Russia blocked Sri Lanka's entry into the UN partly due to this, but that allowed Sri Lanka to trade with China on whom there was an embargo. It showed that even the pro-British Prime Minister was pragmatic enough to do business with countries whose internal politics he did not favour, as long as it benefitted the Sri Lankan people.
The world has changed in the 60 years since his death. Today, the US is doing business with both Russia and China and the cold war is a thing of the past. Ironic as it is, the Communist Party of India backed the anti-Sri Lanka resolution in Geneva and the CP leader in Sri Lanka who happened to be the acting Foreign Minister this week was unable to persuade his anti-Imperialists comrades in India to oppose the US resolution.
During the week, an Indian television channel aired a programme on Sri Lanka.
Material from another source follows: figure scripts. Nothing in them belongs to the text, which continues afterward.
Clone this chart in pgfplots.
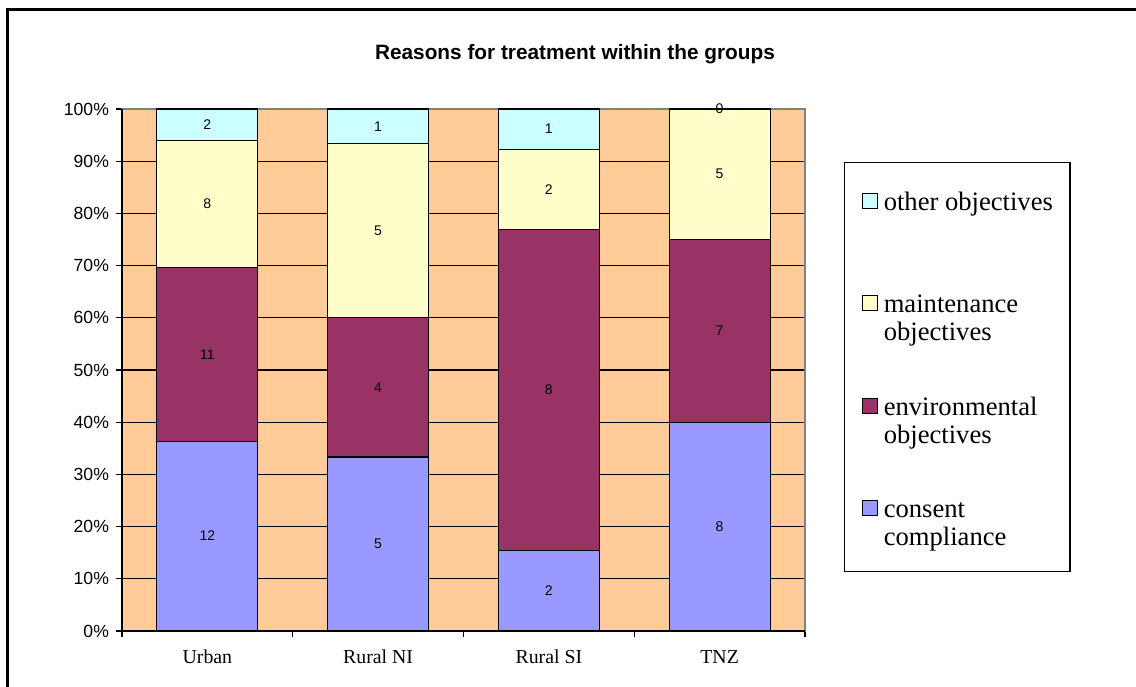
\documentclass[border=0pt]{standalone}
\usepackage{pgfplots}
\pgfplotsset{compat=1.18}
\usepackage{fontspec}
\setmainfont{Liberation Serif}
\setsansfont{Liberation Sans}

\definecolor{bgorange}{HTML}{FFCC99}
\definecolor{consent}{HTML}{9999FF}
\definecolor{environ}{HTML}{993366}
\definecolor{maint}{HTML}{FFFFCC}
\definecolor{other}{HTML}{CCFFFF}

% one stacked segment: filled bar, its count printed in the middle
\pgfplotsset{
  seg/.style={fill=#1, draw=black, line width=0.6pt,
    nodes near coords, point meta=explicit symbolic,
    every node near coord/.append style={anchor=center, text=black,
      font=\sffamily\fontsize{7}{8}\selectfont},
    legend image code/.code={\draw[##1] (0pt,15pt) rectangle (7.5pt,22.5pt);}},
}

\begin{document}
\begin{tikzpicture}
\useasboundingbox (0,0) rectangle (568pt,343pt);
\draw[line width=1.5pt] (3.5pt,-5pt) -- (3.5pt,338pt) -- (575pt,338pt);
\node[font=\sffamily\bfseries\fontsize{10.4}{12}\selectfont] at (287.5pt,316pt)
  {Reasons for treatment within the groups};
\begin{axis}[
  at={(61pt,27.5pt)}, anchor=south west,
  scale only axis, width=341.5pt, height=261pt,
  clip=false,
  ybar stacked, bar width=0.5915,
  xmin=-0.5, xmax=3.5, ymin=0, ymax=100,
  xtick={0,1,2,3}, xticklabels={Urban,Rural NI,Rural SI,TNZ},
  minor xtick={-0.5,0.5,1.5,2.5,3.5},
  ytick={0,10,...,100},
  yticklabels={0\%,10\%,20\%,30\%,40\%,50\%,60\%,70\%,80\%,90\%,100\%},
  xtick pos=bottom, ytick pos=left,
  tick align=outside, major tick length=3pt, minor tick length=3pt,
  tick style={black, line width=0.6pt},
  major x tick style={draw=none},
  ymajorgrids, grid style={black, line width=0.6pt},
  axis background/.style={fill=bgorange},
  axis line style={gray, line width=0.6pt},
  % black left and bottom axis lines; the empty TNZ segment keeps its
  % count on the top edge, written last so no bar covers it
  after end axis/.code={
    \draw[black, line width=0.8pt]
      (rel axis cs:0,1) -- (rel axis cs:0,0) -- (rel axis cs:1,0);
    \node[font=\sffamily\fontsize{7}{8}\selectfont, text=black]
      at (axis cs:3,100) {0};},
  yticklabel style={font=\sffamily\fontsize{8.8}{10}\selectfont},
  xticklabel style={font=\rmfamily\fontsize{9.9}{12}\selectfont, yshift=-3pt},
  reverse legend,
  legend style={at={(1.0571,0.8985)}, anchor=north west, draw=black,
    line width=0.6pt, font=\rmfamily\fontsize{13.3}{14}\selectfont,
    inner xsep=8.5pt, inner ysep=11.5pt, row sep=26.75pt, column sep=3pt,
    cells={anchor=base west, align=left}, nodes={inner sep=0pt}},
]
% percentages within each group, with the counts as labels
\addplot[seg=consent] coordinates {(0,36.36)[12] (1,33.33)[5] (2,15.38)[2] (3,40.00)[8]};
\addlegendentry{consent\\compliance}
\addplot[seg=environ] coordinates {(0,33.33)[11] (1,26.67)[4] (2,61.54)[8] (3,35.00)[7]};
\addlegendentry{environmental\\objectives}
\addplot[seg=maint] coordinates {(0,24.24)[8] (1,33.33)[5] (2,15.38)[2] (3,25.00)[5]};
\addlegendentry{maintenance\\objectives}
\addplot[seg=other] coordinates {(0,6.07)[2] (1,6.67)[1] (2,7.70)[1] (3,0.00)[0]};
\addlegendentry{\rule{0pt}{12.5pt}other objectives\\\strut}
\end{axis}
\end{tikzpicture}
\end{document}
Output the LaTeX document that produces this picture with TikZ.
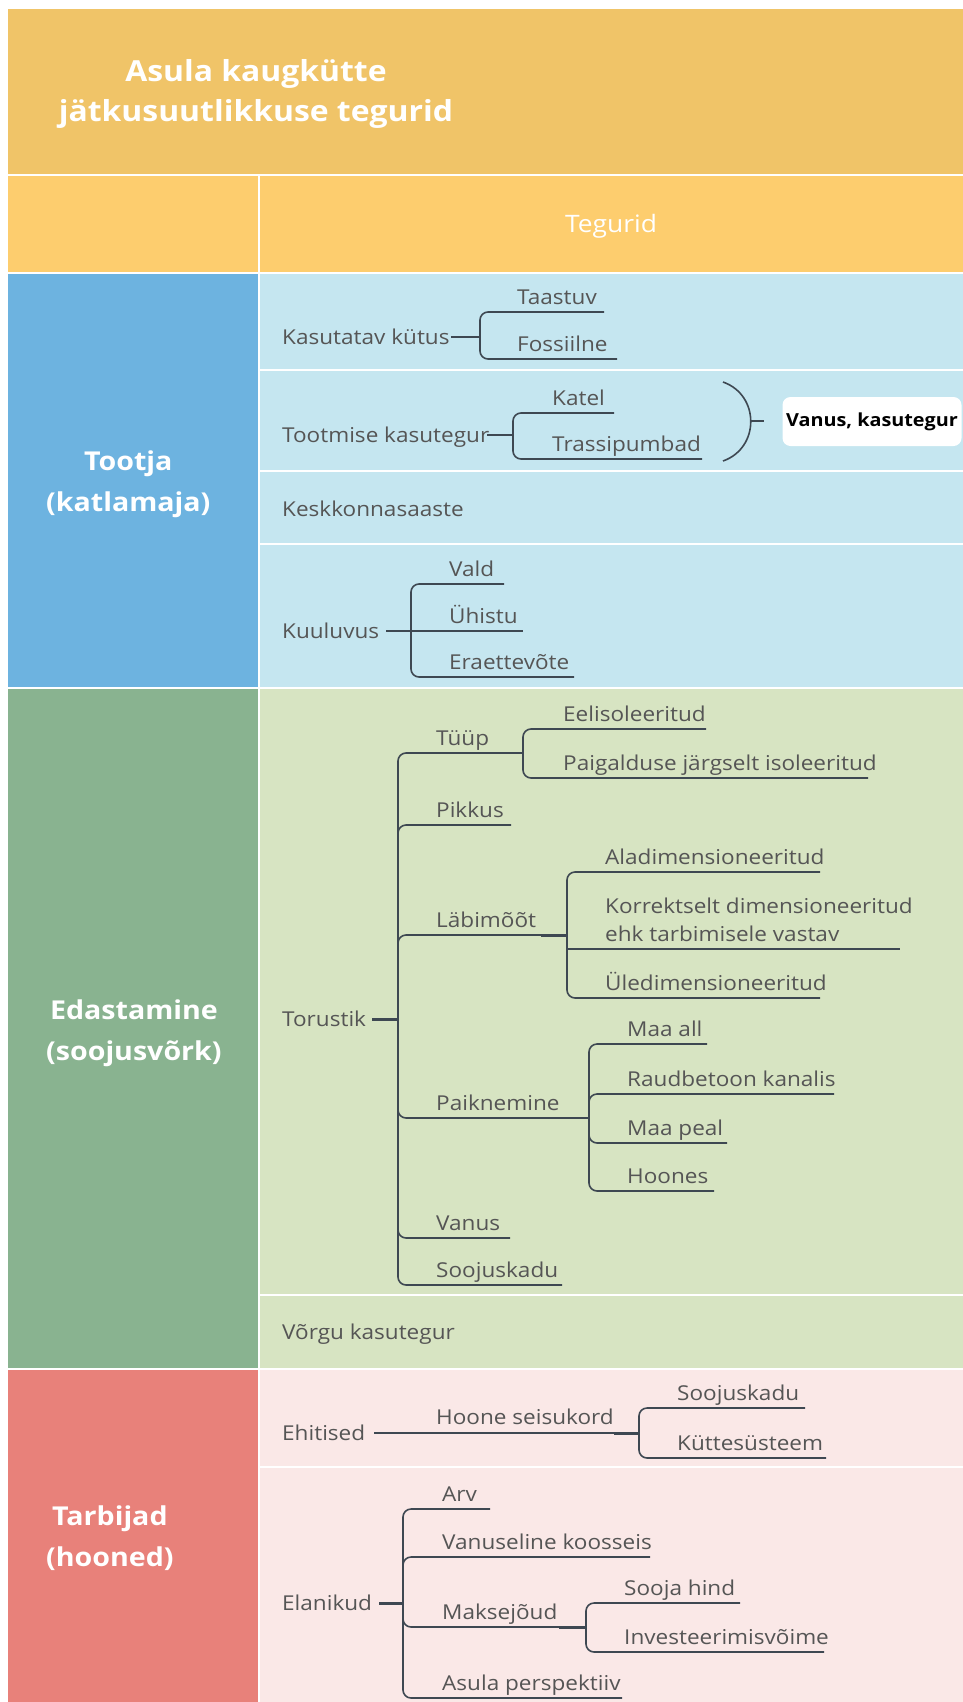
\documentclass[tikz,border=0pt]{standalone}
\usepackage{fontspec}
\setmainfont{Open Sans}[FakeStretch=1.1]
\definecolor{titlebg}{HTML}{F0C468}
\definecolor{headbg}{HTML}{FDCD6E}
\definecolor{catblue}{HTML}{6DB3E0}
\definecolor{rowblue}{HTML}{C5E6F0}
\definecolor{catgreen}{HTML}{89B390}
\definecolor{rowgreen}{HTML}{D7E4C2}
\definecolor{catred}{HTML}{E8817A}
\definecolor{rowpink}{HTML}{FAE8E7}
\definecolor{linec}{HTML}{3E4852}
\definecolor{txtc}{HTML}{555555}
\newcommand{\bodysz}{\fontsize{20.5}{28}\selectfont}
\tikzset{
  lbl/.style={anchor=base west, inner sep=0pt, text=txtc, font=\bodysz},
  tline/.style={draw=linec, line width=1.6pt, rounded corners=8pt},
  sline/.style={draw=linec, line width=1.6pt},
  stub/.style={draw=linec, line width=3pt},
  cat/.style={anchor=west, inner sep=0pt, align=center, text=white, font=\fontsize{26}{41}\selectfont\bfseries},
}
\begin{document}
\begin{tikzpicture}[x=1pt,y=-1pt]
\useasboundingbox (0,0) rectangle (963,1702);
\fill[white] (0,0) rectangle (963,1702);
% table cells
\fill[titlebg] (8,9) rectangle (963,174);
\fill[headbg] (8,176) rectangle (258,272);
\fill[headbg] (260,176) rectangle (963,272);
\fill[catblue] (8,274) rectangle (258,687);
\fill[rowblue] (260,274) rectangle (963,369);
\fill[rowblue] (260,371) rectangle (963,470);
\fill[rowblue] (260,472) rectangle (963,543);
\fill[rowblue] (260,545) rectangle (963,687);
\fill[catgreen] (8,689) rectangle (258,1368);
\fill[rowgreen] (260,689) rectangle (963,1294);
\fill[rowgreen] (260,1296) rectangle (963,1368);
\fill[catred] (8,1370) rectangle (258,1702);
\fill[rowpink] (260,1370) rectangle (963,1466);
\fill[rowpink] (260,1468) rectangle (963,1702);

% headings
\node[align=center, inner sep=0pt, text=white, font=\fontsize{29}{40}\selectfont\bfseries] (title) at (256,94) {Asula kaugkütte\\jätkusuutlikkuse tegurid};
\node[inner sep=0pt, text=white, font=\fontsize{24}{28}\selectfont] (teg) at (611,226) {Tegurid};
\node[cat] (tootja) at (46,484) {Tootja\\(katlamaja)};
\node[cat] (edast) at (46,1033) {Edastamine\\(soojusvõrk)};
\node[cat] (tarb) at (46,1538) {Tarbijad\\(hooned)};

% ---- Kasutatav kütus
\node[lbl] (kk) at (282,344) {Kasutatav kütus};
\coordinate (kk-j) at (480,337);
\draw[sline] ([xshift=1pt]kk.east |- kk-j) -- (kk-j);
\node[lbl] (taastuv) at (517,304) {Taastuv};
\coordinate (taastuv-e) at (604,312);
\draw[tline] (kk-j) |- (taastuv-e);
\node[lbl] (fossiilne) at (517,351) {Fossiilne};
\coordinate (fossiilne-e) at (617,359);
\draw[tline] (kk-j) |- (fossiilne-e);

% ---- Tootmise kasutegur
\node[lbl] (tk) at (282,442) {Tootmise kasutegur};
\coordinate (tk-j) at (513,435);
\draw[sline] ([xshift=-2pt]tk.east |- tk-j) -- (tk-j);
\node[lbl] (katel) at (552,405) {Katel};
\coordinate (katel-e) at (614,413);
\draw[tline] (tk-j) |- (katel-e);
\node[lbl] (trassi) at (552,451) {Trassipumbad};
\coordinate (trassi-e) at (702,459);
\draw[tline] (tk-j) |- (trassi-e);
\coordinate (par-t) at (723,382);
\coordinate (par-b) at (723,461);
\coordinate (par-m) at (750,421);
\draw[sline] (par-t) .. controls (760,395) and (760,448) .. (par-b);
\node[draw=none, fill=white, rounded corners=8pt, minimum width=179pt, minimum height=49pt, inner xsep=2pt, text=black, font=\fontsize{18}{22}\selectfont\bfseries] (vg) at (872,421.5) {Vanus, kasutegur};
\coordinate (par-s) at (764,421);
\draw[sline] (par-m) -- (par-s);

% ---- Keskkonnasaaste
\node[lbl] (ks) at (282,516) {Keskkonnasaaste};

% ---- Kuuluvus
\node[lbl] (ku) at (282,638) {Kuuluvus};
\coordinate (ku-j) at (411,631);
\draw[sline] ([xshift=7pt]ku.east |- ku-j) -- (ku-j);
\node[lbl] (vald) at (449,576) {Vald};
\coordinate (vald-e) at (504,584);
\draw[tline] (ku-j) |- (vald-e);
\node[lbl] (uhistu) at (449,623) {Ühistu};
\coordinate (uhistu-e) at (523,631);
\draw[sline] (ku-j) -- (uhistu-e);
\node[lbl] (era) at (449,669) {Eraettevõte};
\coordinate (era-e) at (574,677);
\draw[tline] (ku-j) |- (era-e);

% ---- Torustik
\node[lbl] (tor) at (282,1026) {Torustik};
\coordinate (tor-j) at (398,1019);
\draw[stub] ([xshift=6pt]tor.east |- tor-j) -- (tor-j);
% Tüüp
\node[lbl] (tuup) at (436,745) {Tüüp};
\coordinate (tuup-j) at (523,753);
\draw[tline] (tor-j) |- (tuup-j);
\node[lbl] (eelis) at (563,721) {Eelisoleeritud};
\coordinate (eelis-e) at (706,729);
\draw[tline] (tuup-j) |- (eelis-e);
\node[lbl] (paig) at (563,770) {Paigalduse järgselt isoleeritud};
\coordinate (paig-e) at (868,778);
\draw[tline] (tuup-j) |- (paig-e);
% Pikkus
\node[lbl] (pikkus) at (436,817) {Pikkus};
\coordinate (pikkus-e) at (511,825);
\draw[tline] (tor-j) |- (pikkus-e);
% Läbimõõt
\node[lbl] (labi) at (436,927) {Läbimõõt};
\coordinate (labi-j) at (567,935);
\coordinate (labi-k) at (541,935);
\draw[tline] (tor-j) |- (labi-j);
\draw[stub] (labi-k) -- (labi-j);
\node[lbl] (alad) at (605,864) {Aladimensioneeritud};
\coordinate (alad-e) at (820,872);
\draw[tline] (labi-j) |- (alad-e);
\node[lbl, align=left, font=\fontsize{20.5}{28}\selectfont] (korr) at (605,941) {Korrektselt dimensioneeritud\\ehk tarbimisele vastav};
\coordinate (korr-e) at (900,949);
\draw[sline] (labi-j) |- (korr-e);
\node[lbl] (uled) at (605,990) {Üledimensioneeritud};
\coordinate (uled-e) at (820,998);
\draw[tline] (labi-j) |- (uled-e);
% Paiknemine
\node[lbl] (paik) at (436,1110) {Paiknemine};
\coordinate (paik-j) at (589,1118);
\draw[tline] (tor-j) |- (paik-j);
\node[lbl] (maaall) at (627,1036) {Maa all};
\coordinate (maaall-e) at (707,1044);
\draw[tline] (paik-j) |- (maaall-e);
\node[lbl] (raud) at (627,1086) {Raudbetoon kanalis};
\coordinate (raud-e) at (834,1094);
\draw[tline] (paik-j) |- (raud-e);
\node[lbl] (maapeal) at (627,1135) {Maa peal};
\coordinate (maapeal-e) at (727,1143);
\draw[tline] (paik-j) |- (maapeal-e);
\node[lbl] (hoones) at (627,1183) {Hoones};
\coordinate (hoones-e) at (714,1191);
\draw[tline] (paik-j) |- (hoones-e);
% Vanus, Soojuskadu
\node[lbl] (vanus) at (436,1230) {Vanus};
\coordinate (vanus-e) at (510,1238);
\draw[tline] (tor-j) |- (vanus-e);
\node[lbl] (sk) at (436,1277) {Soojuskadu};
\coordinate (sk-e) at (562,1285);
\draw[tline] (tor-j) |- (sk-e);

% ---- Võrgu kasutegur
\node[lbl] (vk) at (282,1339) {Võrgu kasutegur};

% ---- Ehitised
\node[lbl] (eh) at (282,1440) {Ehitised};
\coordinate (hs-j) at (639,1433);
\coordinate (hs-k) at (614,1433);
\draw[sline] ([xshift=9pt]eh.east |- hs-j) -- (hs-j);
\draw[stub] (hs-k) -- (hs-j);
\node[lbl] (hs) at (436,1424) {Hoone seisukord};
\node[lbl] (sk2) at (677,1400) {Soojuskadu};
\coordinate (sk2-e) at (805,1408);
\draw[tline] (hs-j) |- (sk2-e);
\node[lbl] (kutte) at (677,1450) {Küttesüsteem};
\coordinate (kutte-e) at (826,1458);
\draw[tline] (hs-j) |- (kutte-e);

% ---- Elanikud
\node[lbl] (el) at (282,1610) {Elanikud};
\coordinate (el-j) at (403,1603);
\draw[stub] ([xshift=7pt]el.east |- el-j) -- (el-j);
\node[lbl] (arv) at (442,1501) {Arv};
\coordinate (arv-e) at (490,1509);
\draw[tline] (el-j) |- (arv-e);
\node[lbl] (vanusel) at (442,1549) {Vanuseline koosseis};
\coordinate (vanusel-e) at (650,1557);
\draw[tline] (el-j) |- (vanusel-e);
\node[lbl] (maks) at (442,1619) {Maksejõud};
\coordinate (maks-j) at (586,1627);
\coordinate (maks-k) at (559,1627);
\draw[tline] (el-j) |- (maks-j);
\draw[stub] (maks-k) -- (maks-j);
\node[lbl] (sooja) at (624,1595) {Sooja hind};
\coordinate (sooja-e) at (740,1603);
\draw[tline] (maks-j) |- (sooja-e);
\node[lbl] (inv) at (624,1644) {Investeerimisvõime};
\coordinate (inv-e) at (824,1652);
\draw[tline] (maks-j) |- (inv-e);
\node[lbl] (asula) at (442,1690) {Asula perspektiiv};
\coordinate (asula-e) at (622,1698);
\draw[tline] (el-j) |- (asula-e);
\end{tikzpicture}
\end{document}
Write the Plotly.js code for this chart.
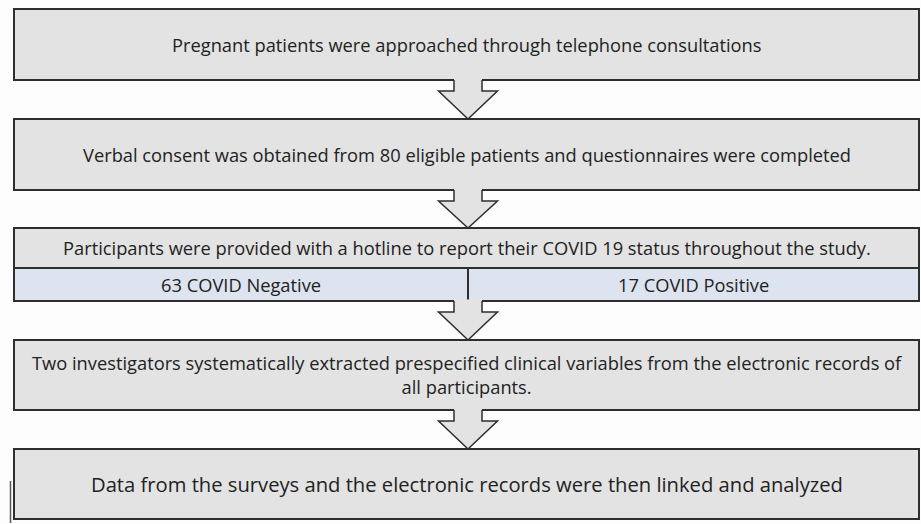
<!DOCTYPE html>
<html>
<head>
<meta charset="utf-8">
<script src="https://cdn.plot.ly/plotly-3.0.1.min.js"></script>
<style>html,body{margin:0;padding:0;background:#fff;}#chart{width:921px;height:524px;}</style>
</head>
<body>
<div id="chart"></div>
<script>
// ---- content ----
const stepTexts = [
  "Pregnant patients were approached through telephone consultations",
  "Verbal consent was obtained from 80 eligible patients and questionnaires were completed",
  "Participants were provided with a hotline to report their COVID 19 status throughout the study.",
  "Two investigators systematically extracted prespecified clinical variables from the electronic records of<br>all participants.",
  "Data from the surveys and the electronic records were then linked and analyzed"
];
const groupLabels = ["63 COVID Negative", "17 COVID Positive"];

// ---- geometry (pixel space via axes) ----
const X0 = 14, X1 = 919, SPLIT_X = 468, SPLIT_Y = 268;
const boxTops = [9, 119, 228, 340, 449];
const boxBottoms = [80, 190, 301, 410, 519];
const textY = [44, 154, 247, 374, 484];
const textSize = [18.3, 18.3, 18.3, 18.3, 20.2];

const FILL = "#e3e3e3", BLUE = "#dde4ef", EDGE = "#2e2e2e";
const shapes = [];
const annotations = [];

boxTops.forEach((t, i) => {
  shapes.push({type: "rect", xref: "x", yref: "y", x0: X0, x1: X1, y0: t, y1: boxBottoms[i],
    fillcolor: FILL, line: {color: EDGE, width: 2}, layer: "below"});
});
// split row
shapes.push({type: "rect", xref: "x", yref: "y", x0: X0, x1: X1, y0: SPLIT_Y, y1: boxBottoms[2],
  fillcolor: BLUE, line: {color: EDGE, width: 2}, layer: "below"});
shapes.push({type: "line", xref: "x", yref: "y", x0: SPLIT_X, x1: SPLIT_X, y0: SPLIT_Y, y1: boxBottoms[2],
  line: {color: EDGE, width: 2}});

// arrows
const AX = 468, SH = 14, HW = 29.5, NECK = 11;
for (let i = 0; i < 4; i++) {
  const a = boxBottoms[i], b = boxTops[i + 1], w = a + NECK;
  const poly = `M${AX - SH},${a - 1.5} L${AX - SH},${w} L${AX - HW},${w} L${AX},${b} L${AX + HW},${w} L${AX + SH},${w} L${AX + SH},${a - 1.5} Z`;
  shapes.push({type: "path", xref: "x", yref: "y", path: poly, fillcolor: FILL, line: {width: 0}});
  const outline = `M${AX - SH},${a} L${AX - SH},${w} L${AX - HW},${w} L${AX},${b} L${AX + HW},${w} L${AX + SH},${w} L${AX + SH},${a}`;
  shapes.push({type: "path", xref: "x", yref: "y", path: outline, line: {color: EDGE, width: 1.5}});
}
// small stray mark at lower left
shapes.push({type: "line", xref: "x", yref: "y", x0: 10.5, x1: 10.5, y0: 481, y1: 523, line: {color: "#555", width: 1.5}});

stepTexts.forEach((t, i) => {
  annotations.push({xref: "x", yref: "y", x: (X0 + X1) / 2, y: textY[i], text: t, showarrow: false,
    font: {family: "Open Sans, sans-serif", size: textSize[i], color: "#222"}, align: "center"});
});
annotations.push({xref: "x", yref: "y", x: (X0 + SPLIT_X) / 2, y: 284, text: groupLabels[0], showarrow: false,
  font: {family: "Open Sans, sans-serif", size: 18.3, color: "#222"}});
annotations.push({xref: "x", yref: "y", x: (SPLIT_X + X1) / 2, y: 284, text: groupLabels[1], showarrow: false,
  font: {family: "Open Sans, sans-serif", size: 18.3, color: "#222"}});

const layout = {
  width: 921, height: 524,
  margin: {l: 0, r: 0, t: 0, b: 0},
  paper_bgcolor: "#fdfdfd", plot_bgcolor: "#fdfdfd",
  xaxis: {range: [0, 921], visible: false, fixedrange: true},
  yaxis: {range: [524, 0], visible: false, fixedrange: true},
  shapes: shapes, annotations: annotations, showlegend: false
};
Plotly.newPlot("chart", [], layout, {staticPlot: true, displayModeBar: false});
</script>
</body>
</html>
It showed how ill-informed Indian politicians were of events unfolding in this country. Sri Lanka's ineffective foreign policy must take some blame for this - for its inability to reach out and engage these influential quarters. It did not cultivate Indian political parties over the years. Knee-jerk reactions were the order of the day when the US resolution became a reality and delegations were sent to faraway Uruguay but not to Chennai or New Delhi.
Admittedly, the Geneva resolution was badly handled from the very beginning. US motives were misread. That it would want to avenge the 2009 UNHRC defeat was not flagged. When the UN Secretary General was arm-twisted by the US to arm-twist Sri Lanka, the legitimacy of the report submitted to him was questioned and then, a delegation was secretively sent to argue the country's case before it, thereby legitimising it.
There were no back channel negotiations to ward off a resolution in Geneva. Instead, the President was misled to believe that US noises were mere 'pressure tactics'. No interlocutors were used to bring about a settlement. Instead, it was a case of putting up a brave front with chest-thumping rhetoric at home. Now, Sri Lanka has a UNHRC resolution, however watered down it may have eventually been, dangling over its head like the proverbial sword of Damocles.
The resolution calls upon the Government of Sri Lanka to implement the Lessons Learnt and Reconciliation Commission (LLRC) recommendations. As we have stated before, had the Government shown some interest and speed in implementing at least some of the Commission's recommendations on which there is common ground among political parties and the vast majority of the people, then the US resolution would have looked foolish. The cry for an international war crimes tribunal has almost been snuffed out in the process.
One would imagine that the US realised that such a tribunal did not have currency with the international community outside Europe. It was after all, the very US State Department that spearheaded this anti-Sri Lanka campaign that once classified the LTTE as the 'most dangerous terrorist organisation' in the world.
One might venture to suggest that it was not the 'ground situation' in Sri Lanka that mattered so much as the 'ground situation' in the US, Europe and India in this case. The Sri Lankan External Affairs Minister made it a point to say after Thursday's vote that the UNHRC was no longer governed by the merits of a particular issue "but by strategic alliances and domestic political issues". While this is true to a large extent, Sri Lanka has failed to fulfil many of the commitments it has itself given before to the UNHRC - and to India. Often these commitments are made without much thought, or to get disentangled from knotty situations, and then they come to haunt the country thereafter. It is time the Government reflects and re-charters its foreign and domestic policy strategies and assesses where it went wrong on the road to Geneva.